- **YOUR GOAL**
Begin at the first line of the data and copy each line through the one containing "import matplotlib.pyplot as plt", that line included, with no pictures.

SUPPLIED ENTRIES start

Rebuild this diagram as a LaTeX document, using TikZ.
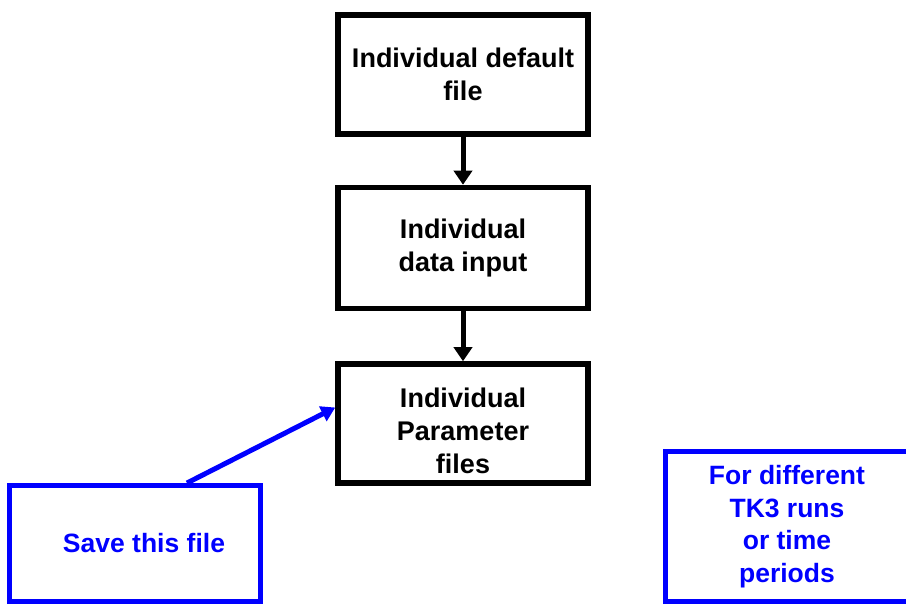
\documentclass[tikz,border=0pt]{standalone}
\usepackage{fontspec}
\setmainfont{Liberation Sans}
\usetikzlibrary{positioning,arrows.meta,calc}

\tikzset{
	stepbox/.style={draw=black,line width=5.5pt,minimum width=250pt,minimum height=119pt,
		align=center,font=\fontsize{27}{33}\selectfont\bfseries},
	notebox/.style={draw=blue,text=blue,line width=5pt,align=center,
		font=\fontsize{26.5}{32.5}\selectfont\bfseries},
	flow/.style={line width=5pt,-{Triangle[width=18pt,length=14pt]}},
}

\begin{document}
\begin{tikzpicture}[x=1pt,y=1pt]
	\useasboundingbox (0,0) rectangle (906,-604);
	\clip (0,0) rectangle (906,-604);
	\node[stepbox] (def) at (463,-74.5) {Individual default\\file};
	\node[stepbox,minimum height=121pt,below=48pt of def] (inp) {Individual\\data input};
	\node[stepbox,below=50pt of inp] (par) {\rule{0pt}{35pt}Individual\\Parameter\\files};
	\node[notebox,minimum width=251pt,minimum height=116pt] (save) at (135,-543.5) {\hspace*{18pt}Save this file};
	\node[notebox,minimum width=243pt,minimum height=150pt] (diff) at (787,-526.5) {For different\\TK3 runs\\or time\\periods};
	\draw[flow] (def) -- (inp);
	\draw[flow] (inp) -- (par);
	\draw[flow,blue,-{Triangle[width=16pt,length=14pt]}] ($(save.north)+(52,0)$) -- ($(par.west)+(0,16)$);
\end{tikzpicture}
\end{document}
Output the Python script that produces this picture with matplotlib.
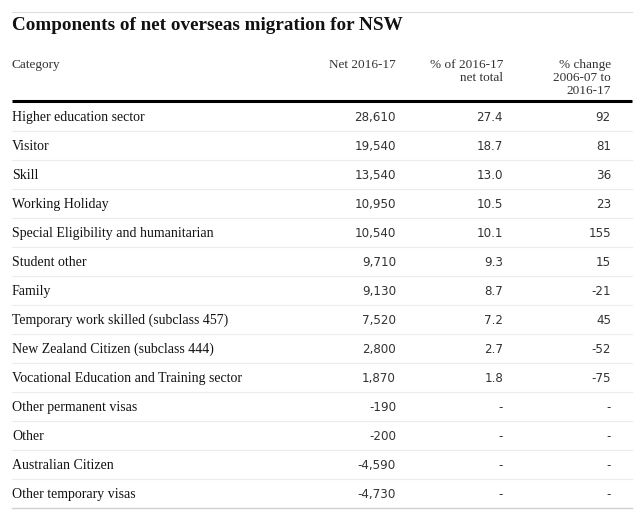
import matplotlib.pyplot as plt

categories = [
    "Higher education sector", "Visitor", "Skill", "Working Holiday",
    "Special Eligibility and humanitarian", "Student other", "Family",
    "Temporary work skilled (subclass 457)", "New Zealand Citizen (subclass 444)",
    "Vocational Education and Training sector", "Other permanent visas",
    "Other", "Australian Citizen", "Other temporary visas",
]
net_2016_17 = [28610, 19540, 13540, 10950, 10540, 9710, 9130, 7520, 2800, 1870,
               -190, -200, -4590, -4730]
pct_of_total = [27.4, 18.7, 13.0, 10.5, 10.1, 9.3, 8.7, 7.2, 2.7, 1.8,
                None, None, None, None]
pct_change = [92, 81, 36, 23, 155, 15, -21, 45, -52, -75,
              None, None, None, None]
headers = ["Category", "Net 2016-17", "% of 2016-17\nnet total",
           "% change\n2006-07 to\n2016-17"]

W, H = 639, 517
fig = plt.figure(figsize=(W / 100, H / 100), dpi=100)
ax = fig.add_axes([0, 0, 1, 1])
ax.set_xlim(0, W)
ax.set_ylim(H, 0)
ax.axis('off')

serif = 'Liberation Serif'
sans = 'DejaVu Sans'
dark = '#121212'
grey = '#333333'

# top rule and title
ax.plot([12, 632], [12, 12], color='#dcdcdc', lw=0.8)
ax.text(12, 30, "Components of net overseas migration for NSW", fontsize=13.8,
        fontweight='bold', family=serif, color=dark, va='baseline')

# header
col_right = [396, 503, 611]
ax.text(12, 68.2, headers[0], fontsize=9.5, family=serif, color=grey, va='baseline')
for x, h in zip(col_right, headers[1:]):
    ax.text(x, 59.2, h, fontsize=9.5, family=serif, color=grey, ha='right',
            va='top', linespacing=1.12)
ax.plot([12, 632], [101, 101], color='#000000', lw=2.2, solid_capstyle='butt')

# rows
row_h = 29
for i, cat in enumerate(categories):
    y = 121.2 + i * row_h
    ax.text(12, y, cat, fontsize=10, family=serif, color=dark, va='baseline')
    ax.text(col_right[0], y, f"{net_2016_17[i]:,}", fontsize=8.6, family=sans,
            color=grey, ha='right', va='baseline')
    p = pct_of_total[i]
    ax.text(col_right[1], y, "-" if p is None else f"{p:.1f}", fontsize=8.6,
            family=sans, color=grey, ha='right', va='baseline')
    c = pct_change[i]
    ax.text(col_right[2], y, "-" if c is None else f"{c}", fontsize=8.6,
            family=sans, color=grey, ha='right', va='baseline')
    last = i == len(categories) - 1
    ax.plot([12, 632], [y + 9.8, y + 9.8], color='#d0d0d0' if last else '#ececec',
            lw=1.0 if last else 0.8)

fig.savefig('out.png', dpi=100)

SUPPLIED ENTRIES end

- **EXERCISE OUTPUT**
Rebuild this diagram as a LaTeX document, using TikZ.
\documentclass[tikz,border=0pt]{standalone}
\usepackage{fontspec}
\setmainfont{Liberation Sans}
\usetikzlibrary{positioning,arrows.meta,calc}

\tikzset{
	stepbox/.style={draw=black,line width=5.5pt,minimum width=250pt,minimum height=119pt,
		align=center,font=\fontsize{27}{33}\selectfont\bfseries},
	notebox/.style={draw=blue,text=blue,line width=5pt,align=center,
		font=\fontsize{26.5}{32.5}\selectfont\bfseries},
	flow/.style={line width=5pt,-{Triangle[width=18pt,length=14pt]}},
}

\begin{document}
\begin{tikzpicture}[x=1pt,y=1pt]
	\useasboundingbox (0,0) rectangle (906,-604);
	\clip (0,0) rectangle (906,-604);
	\node[stepbox] (def) at (463,-74.5) {Individual default\\file};
	\node[stepbox,minimum height=121pt,below=48pt of def] (inp) {Individual\\data input};
	\node[stepbox,below=50pt of inp] (par) {\rule{0pt}{35pt}Individual\\Parameter\\files};
	\node[notebox,minimum width=251pt,minimum height=116pt] (save) at (135,-543.5) {\hspace*{18pt}Save this file};
	\node[notebox,minimum width=243pt,minimum height=150pt] (diff) at (787,-526.5) {For different\\TK3 runs\\or time\\periods};
	\draw[flow] (def) -- (inp);
	\draw[flow] (inp) -- (par);
	\draw[flow,blue,-{Triangle[width=16pt,length=14pt]}] ($(save.north)+(52,0)$) -- ($(par.west)+(0,16)$);
\end{tikzpicture}
\end{document}
Output the Python script that produces this picture with matplotlib.
import matplotlib.pyplot as plt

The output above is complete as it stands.